La ricerca di Lisa Mazzi parte dal 1890 quando la manodopera femminile trovava il suo maggiore impiego nella fabbriche tessili di maglierie, cotonifici e setifici. Il reclutamento garantiva loro un lavoro stabile e ben remunerato, in alcuni casi possibilità di alloggio e nidi per i bambini. La maggior parte di loro proveniva dell”Italia del Nord. “Donne mobili” ci racconta come l”emigrazione non sia stata sempre di bassa manodopera.

Colma un vuoto di memoria la narrazione di come, a seguito del fallimento dell”Unione Cinematografica Italiana negli anni ”20, vi fu l”esodo di registi ed attori a Berlino dove l”industria del cinema non aveva divieti o limitazioni e non era necessaria la conoscenza della lingua poiché i film erano muti. Molti i nomi delle attrici che fino alle soglie dello scoppio della seconda Guerra mondiale trovarono una buona affermazione negli studios berlinesi. Ancora con l”intesa dell”Asse Roma-Berlino l”ambasciata tedesca di Roma richiedeva 200 mila braccianti stagionali, preferibilmente donne. Il 1955 vedrà l”accordo tra l”Italia e la Germania per il controllo del flusso di manodopera stavolta dal sud d”Italia. Da li a poco seguirà Il Trattato di Roma che prevedeva il principio della libera circolazione. Assai saldi dunque appaiono i vincoli che hanno tenuto insieme questi due paesi. Il viaggio che ci é offerto da Lisa nella storia dell”emigrazione delle donne é costellato da molte testimonianze che ci restituiscono un quadro palpitante dello spaesamento da loro vissuto nella ricerca di un lavoro lontano dalla propria casa e
fondamentale per il loro percorso di emancipazione.
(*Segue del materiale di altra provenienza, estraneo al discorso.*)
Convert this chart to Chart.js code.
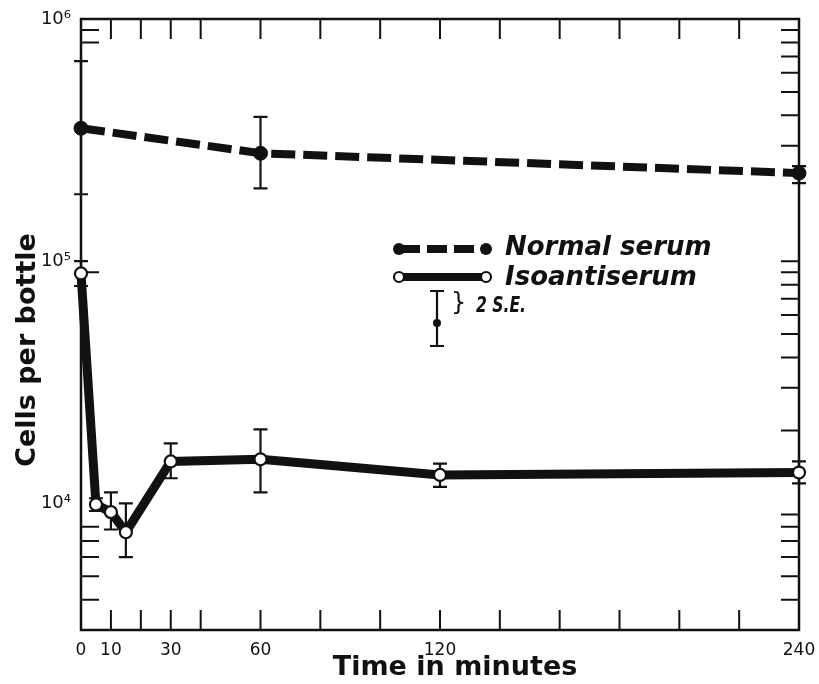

Un ultimo capitolo é dedicato alle nuove migranti “coraggiose e inquiete” convinte che avere più identità, conoscere diverse culture sia una ricchezza da coltivare. Donne transnazionali che rappresentano una migrazione privilegiata rispetto alla precedente generazione e che coltivano il miraggio di una società più giusta nei confronti della donne e del loro lavoro. Un libro necessario questo di Lisa Mazzi che colma un vuoto nella storia del lavoro delle donne, ben documentato e di scorrevole lettura.

“Donne mobili” é pubblicato da Cosmo Iannone Editore e si puó acquistare on line.